日本市場では「エヌビディア祭り」で半導体株が一様に買われる局面は終わり、半導体を最終製品に仕上げる「後工程」に関わる銘柄に人気が偏っている。


【Micronの広島新工場】

EUV導入で注目の先端DRAM工場は、2027年までに稼働との計画となっている。

◇Micron's plans for an additional DRAM fab in Hiroshima delayed until 2027―Micron delays its DRAM fab addition in Hiroshima by 2 years ―Better late than never. (5月28日付け Tom's Hardware)
→メモリメーカーのマイクロン・テクノロジーは、広島に新しいDRAM工場の建設を計画している。新工場は極端紫外線露光(EUV)装置を備え、マイクロン社の最先端メモリー製品の製造を可能にする。同社は2026年初頭に着工し、2027年までに工場を稼働させる計画である。
Digitimesによると、マイクロンは2023年、EUV装置を広島に導入するために最大5000億円($3.2 billion)を投資すると発表した。当初は、2025年末までに最先端DRAMの量産を開始する予定だった。今回のニュースは、該拠点の建設が2年遅れる可能性があることを意味する。

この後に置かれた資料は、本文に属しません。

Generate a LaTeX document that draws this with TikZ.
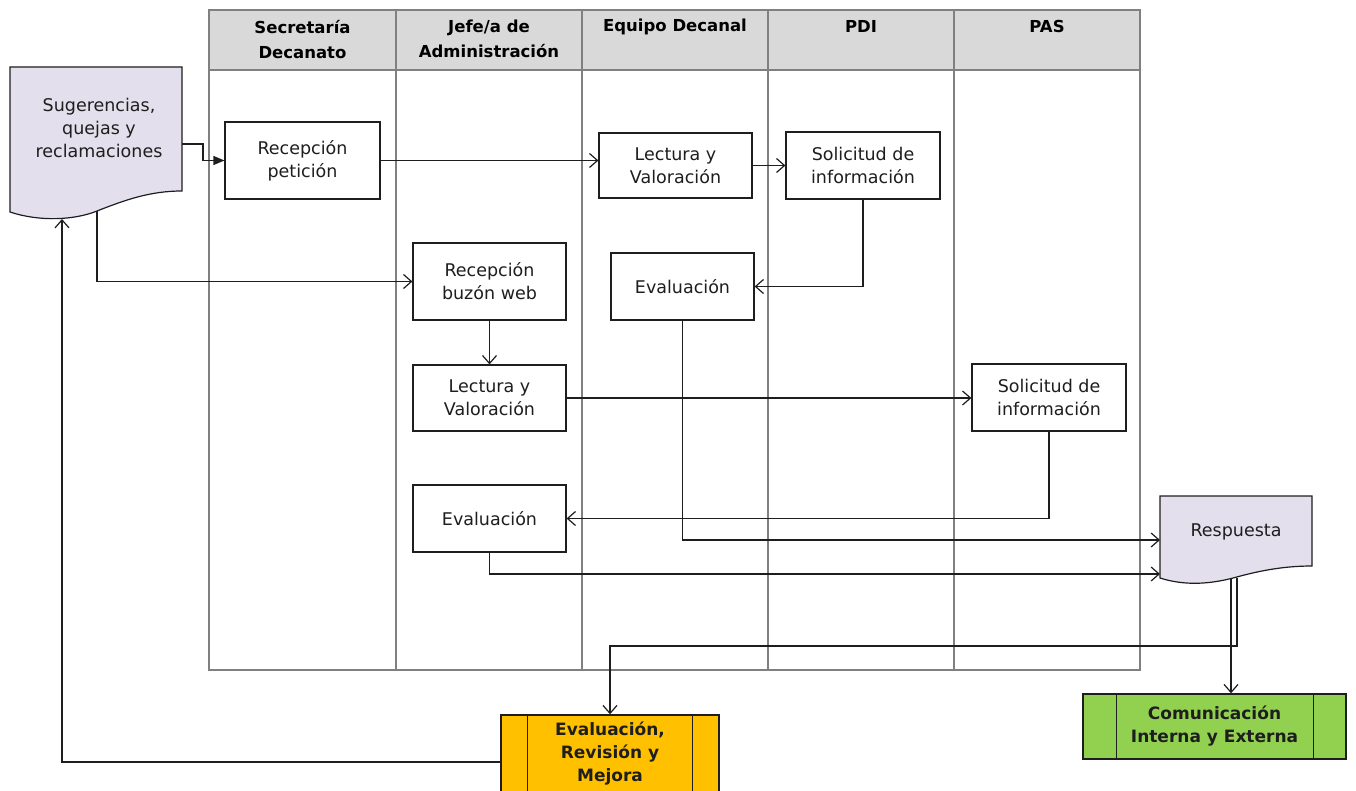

◇マイクロン、広島新工場を27年稼働 先端DRAM増産 (5月28日付け 日刊工業)
→EUV露光装置を複数導入
米半導体大手マイクロン・テクノロジーが2027年末にも先端DRAMの新工場を稼働することが分かった。26年早々に広島工場(広島県東広島市)の近隣で着工し、極端紫外線(EUV)露光装置も複数台導入する。投資総額は最大8000億円規模。DRAMはパソコンやサーバーなどのデータの一時記憶に使う。生成人工知能(AI)向けのデータセンターなどで需要が高まっており、生産能力を強化する。